- [WHAT THE EXERCISE ASKS] Line by line, repeat the data below exactly, beginning at the first line and ending at the line with "(5.3,9.7) -- (1131,9.7);". Omit pictures.

Entries taken from a collection
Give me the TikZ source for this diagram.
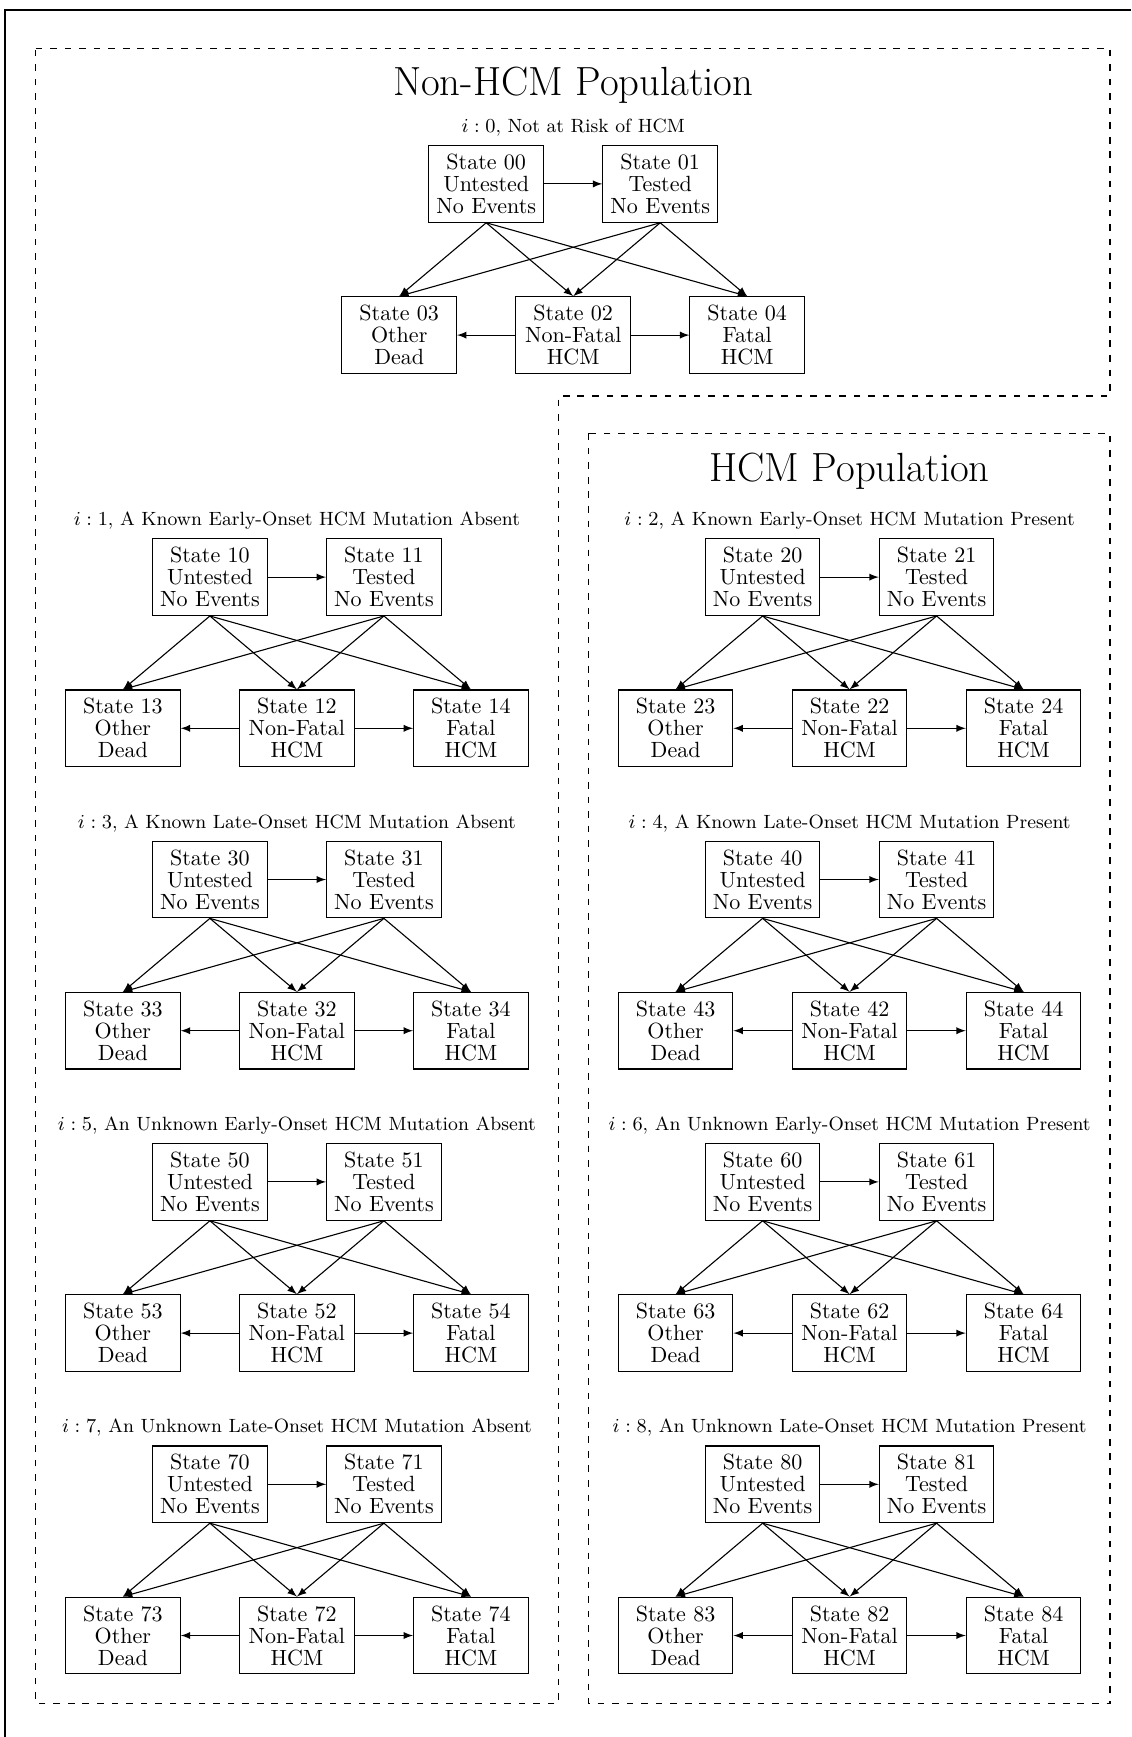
\documentclass[tikz,border=0pt]{standalone}
\usetikzlibrary{arrows}

\tikzset{
  statebox/.style={draw, line width=0.5pt, minimum width=52pt, minimum height=34.8pt,
    inner sep=0pt, align=center, font=\fontsize{10}{10}\selectfont},
  blockcaption/.style={font=\fontsize{8.7}{10}\selectfont, inner sep=0pt},
  poptitle/.style={font=\fontsize{18.5}{22}\selectfont, inner sep=0pt},
  flow/.style={-latex, line width=0.5pt},
  popframe/.style={line width=0.5pt, dash pattern=on 3pt off 3.6pt},
  outerframe/.style={line width=0.8pt}
}

% One Markov block: #1 = index i, #2 = centre x, #3 = y of the top row, #4 = caption
\newcommand{\markovblock}[4]{%
  \node[blockcaption] (cap#1) at (#2,#3-56.5) {$i:#1$, #4};
  \node[statebox] (s#10) at (#2-87,#3) {State #10\\Untested\\No Events};
  \node[statebox] (s#11) at (#2+87,#3) {State #11\\Tested\\No Events};
  \node[statebox] (s#13) at (#2-174,#3+151.2) {State #13\\Other\\Dead};
  \node[statebox] (s#12) at (#2,#3+151.2) {State #12\\Non-Fatal\\HCM};
  \node[statebox] (s#14) at (#2+174,#3+151.2) {State #14\\Fatal\\HCM};
  \draw[flow] (s#10) -- (s#11);
  \draw[flow] (s#12) -- (s#13);
  \draw[flow] (s#12) -- (s#14);
  \foreach \t in {0,1}{
    \foreach \b in {3,2,4}{
      \draw[flow] (s#1\t.south) -- (s#1\b.north);
    }
  }
}

\begin{document}
\begin{tikzpicture}[x=0.454pt,y=-0.454pt]
  \useasboundingbox (0,0) rectangle (1131,1737);

  % page frame
  \draw[outerframe] (5.3,1737) -- (5.3,9.7) -- (1131,9.7);

  % population regions
  \draw[popframe] (35.7,48.2) -- (1110,48.2) -- (1110,396) -- (558.5,396)
    -- (558.5,1703.7) -- (35.7,1703.7) -- cycle;
  \draw[popframe] (588.8,433.3) rectangle (1110,1703.7);

  \node[poptitle] (nonhcm) at (573.2,85) {Non-HCM Population};
  \node[poptitle] (hcm) at (849.6,470.8) {HCM Population};

  \markovblock{0}{573.2}{183.9}{Not at Risk of HCM}
  \markovblock{1}{296.9}{577.1}{A Known Early-Onset HCM Mutation Absent}
  \markovblock{2}{849.6}{577.1}{A Known Early-Onset HCM Mutation Present}
  \markovblock{3}{296.9}{879.5}{A Known Late-Onset HCM Mutation Absent}
  \markovblock{4}{849.6}{879.5}{A Known Late-Onset HCM Mutation Present}
  \markovblock{5}{296.9}{1181.9}{An Unknown Early-Onset HCM Mutation Absent}
  \markovblock{6}{849.6}{1181.9}{An Unknown Early-Onset HCM Mutation Present}
  \markovblock{7}{296.9}{1484.3}{An Unknown Late-Onset HCM Mutation Absent}
  \markovblock{8}{849.6}{1484.3}{An Unknown Late-Onset HCM Mutation Present}
\end{tikzpicture}
\end{document}
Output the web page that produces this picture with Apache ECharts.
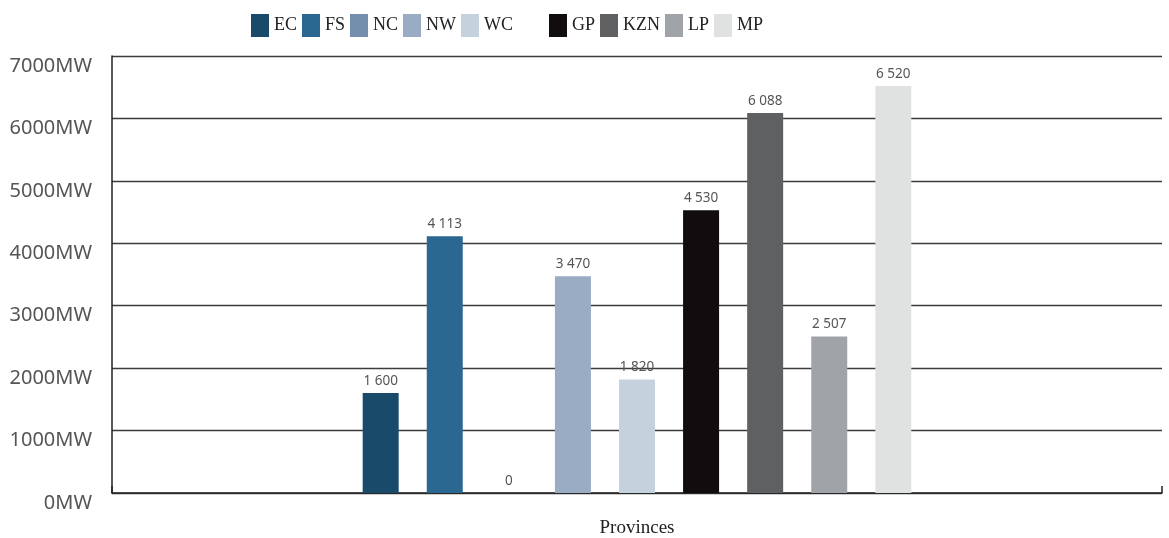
<!DOCTYPE html>
<html>
<head>
<meta charset="utf-8">
<script src="https://cdn.jsdelivr.net/npm/echarts@6/dist/echarts.min.js"></script>
<style>html,body{margin:0;padding:0;background:#fff;overflow:hidden}#c{width:1169px;height:538px}</style>
</head>
<body>
<div id="c"></div>
<script>
const categories = ['Provinces'];
const provinces = ['EC', 'FS', 'NC', 'NW', 'WC', 'GP', 'KZN', 'LP', 'MP'];
const values = [1600, 4113, 0, 3470, 1820, 4530, 6088, 2507, 6520];
const yTicks = [0, 1000, 2000, 3000, 4000, 5000, 6000, 7000];
const legendGroupA = ['EC', 'FS', 'NC', 'NW', 'WC'];
const legendGroupB = ['GP', 'KZN', 'LP', 'MP'];

const palette = ['#1a4a6a', '#2b6891', '#748ead', '#9aabc4', '#c5d1dd', '#110d0e', '#5f6062', '#a0a4a8', '#e0e2e1'];
const serif = '"Liberation Serif", "DejaVu Serif", serif';
const sans = '"Noto Sans", "DejaVu Sans", sans-serif';

function fmt(v) {
  return String(v).replace(/\B(?=(\d{3})+(?!\d))/g, ' ');
}

const chart = echarts.init(document.getElementById('c'), null, { renderer: 'canvas' });

const legendCommon = {
  top: 14,
  padding: 0,
  icon: 'rect',
  itemWidth: 18,
  itemHeight: 23,
  itemGap: 5,
  textStyle: { fontFamily: serif, fontSize: 18, color: '#222' }
};

chart.setOption({
  animation: false,
  grid: { left: 112, right: 7, top: 56, bottom: 41, containLabel: false },
  legend: [
    Object.assign({}, legendCommon, { left: 251, data: legendGroupA }),
    Object.assign({}, legendCommon, { left: 549, data: legendGroupB })
  ],
  xAxis: {
    type: 'category',
    data: categories,
    axisLine: { show: true, lineStyle: { color: '#222', width: 1.5 } },
    axisTick: { show: true, inside: true, length: 7, lineStyle: { color: '#222', width: 1.5 } },
    axisLabel: { margin: 26, fontFamily: serif, fontSize: 19, color: '#222' }
  },
  yAxis: {
    type: 'value',
    min: yTicks[0],
    max: yTicks[yTicks.length - 1],
    interval: 1000,
    axisLine: { show: true, lineStyle: { color: '#222', width: 1.5 } },
    axisTick: { show: false },
    splitLine: { show: true, lineStyle: { color: '#3c3c3c', width: 1.3 } },
    axisLabel: {
      margin: 20,
      fontFamily: sans,
      fontSize: 20,
      color: '#555',
      verticalAlign: 'top',
      formatter: v => v + 'MW'
    }
  },
  series: provinces.map((p, i) => ({
    name: p,
    type: 'bar',
    data: [values[i]],
    barWidth: 36,
    barGap: '78%',
    itemStyle: { color: palette[i] },
    label: {
      show: true,
      position: 'top',
      distance: 5,
      fontFamily: sans,
      fontSize: 13.5,
      color: '#555',
      formatter: d => fmt(d.value)
    }
  }))
});
</script>
</body>
</html>
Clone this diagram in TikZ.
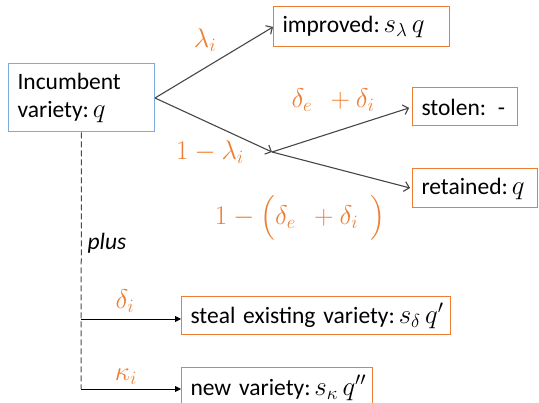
\RequirePackage{fix-cm}
\documentclass[tikz,border=0pt]{standalone}
\usepackage{amsmath}
\usepackage{fontspec}
\setmainfont{Carlito}
\usetikzlibrary{arrows.meta}
\definecolor{boxorange}{RGB}{237,125,49}
\definecolor{boxblue}{RGB}{125,172,220}
\definecolor{arrowgray}{RGB}{70,70,70}
\newcommand{\boxmath}[1]{{\fontsize{27}{32}\selectfont$#1$}}

\begin{document}
\begin{tikzpicture}[x=1pt, y=-1pt,
  font=\fontsize{23.5}{28}\selectfont,
  varbox/.style={draw=boxorange, line width=1pt, rectangle, inner xsep=9pt, inner ysep=0pt, align=left, anchor=west},
  prob/.style={text=boxorange, inner sep=0pt, font=\fontsize{27}{32}\selectfont},
  branch/.style={arrowgray, line width=1.1pt, -{Straight Barb[length=5pt,width=10pt]}},
  newbranch/.style={black, line width=0.9pt, -{Triangle[length=6pt,width=6pt]}}]
  \useasboundingbox (0,0) rectangle (539,403);
  % boxes
  \node[varbox, draw=boxblue, text width=128pt, minimum height=68pt] (inc) at (8,98) {Incumbent\\\mbox{variety:\,\boxmath{q}}};
  \node[varbox, text width=158pt, minimum height=40pt] (imp) at (273,27) {\mbox{improved:\,\boxmath{s_\lambda\,q}}};
  \node[varbox, text width=87pt, minimum height=38pt] (stolen) at (412,107) {\mbox{stolen: -}};
  \node[varbox, text width=107pt, minimum height=39pt] (ret) at (412,188.5) {\mbox{retained:\,\boxmath{q}}};
  \node[varbox, text width=251pt, minimum height=38pt] (steal) at (181,316) {\mbox{steal existing variety:\,\boxmath{s_\delta\,q'}}};
  \node[varbox, text width=173pt, minimum height=40pt] (newv) at (181,388) {\mbox{new variety:\,\boxmath{s_\kappa\,q''}}};
  \coordinate (fork) at (272,152);
  \coordinate (dsteal) at (81,319);
  \coordinate (dnew) at (81,389);
  % connectors
  \draw[branch] (inc.east) -- (imp.west);
  \draw[branch] (inc.east) -- (fork);
  \draw[branch, shorten >=3pt] (fork) -- (stolen.west);
  \draw[branch, shorten >=2pt] (fork) -- (ret.west);
  \draw[gray!60!black, line width=1pt, dash pattern=on 6pt off 3pt] (inc.south) -- (dnew);
  \draw[newbranch] (dsteal) -- (dsteal -| steal.west);
  \draw[newbranch] (dnew) -- (dnew -| newv.west);
  % probabilities
  \node[prob] (lam) at (205,40) {$\lambda_i$};
  \node[prob] (nlam) at (210,152) {$1-\lambda_i$};
  \node[prob] (del) at (333,100) {$\delta_e\ \ +\delta_i$};
  \node[prob] (ndel) at (300,218) {$1-\left(\vrule height 26pt depth 13pt width 0pt\delta_e\ \ +\delta_i\ \ \right)$};
  \node[inner sep=0pt] (plus) at (107,243) {\textit{plus}};
  \node[prob] (deli) at (125,301) {$\delta_i$};
  \node[prob] (kap) at (126,377) {$\kappa_i$};
\end{tikzpicture}
\end{document}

- [REPLY TO THE TASK]
Give me the TikZ source for this diagram.
\documentclass[tikz,border=0pt]{standalone}
\usetikzlibrary{arrows}

\tikzset{
  statebox/.style={draw, line width=0.5pt, minimum width=52pt, minimum height=34.8pt,
    inner sep=0pt, align=center, font=\fontsize{10}{10}\selectfont},
  blockcaption/.style={font=\fontsize{8.7}{10}\selectfont, inner sep=0pt},
  poptitle/.style={font=\fontsize{18.5}{22}\selectfont, inner sep=0pt},
  flow/.style={-latex, line width=0.5pt},
  popframe/.style={line width=0.5pt, dash pattern=on 3pt off 3.6pt},
  outerframe/.style={line width=0.8pt}
}

% One Markov block: #1 = index i, #2 = centre x, #3 = y of the top row, #4 = caption
\newcommand{\markovblock}[4]{%
  \node[blockcaption] (cap#1) at (#2,#3-56.5) {$i:#1$, #4};
  \node[statebox] (s#10) at (#2-87,#3) {State #10\\Untested\\No Events};
  \node[statebox] (s#11) at (#2+87,#3) {State #11\\Tested\\No Events};
  \node[statebox] (s#13) at (#2-174,#3+151.2) {State #13\\Other\\Dead};
  \node[statebox] (s#12) at (#2,#3+151.2) {State #12\\Non-Fatal\\HCM};
  \node[statebox] (s#14) at (#2+174,#3+151.2) {State #14\\Fatal\\HCM};
  \draw[flow] (s#10) -- (s#11);
  \draw[flow] (s#12) -- (s#13);
  \draw[flow] (s#12) -- (s#14);
  \foreach \t in {0,1}{
    \foreach \b in {3,2,4}{
      \draw[flow] (s#1\t.south) -- (s#1\b.north);
    }
  }
}

\begin{document}
\begin{tikzpicture}[x=0.454pt,y=-0.454pt]
  \useasboundingbox (0,0) rectangle (1131,1737);

  % page frame
  \draw[outerframe] (5.3,1737) -- (5.3,9.7) -- (1131,9.7);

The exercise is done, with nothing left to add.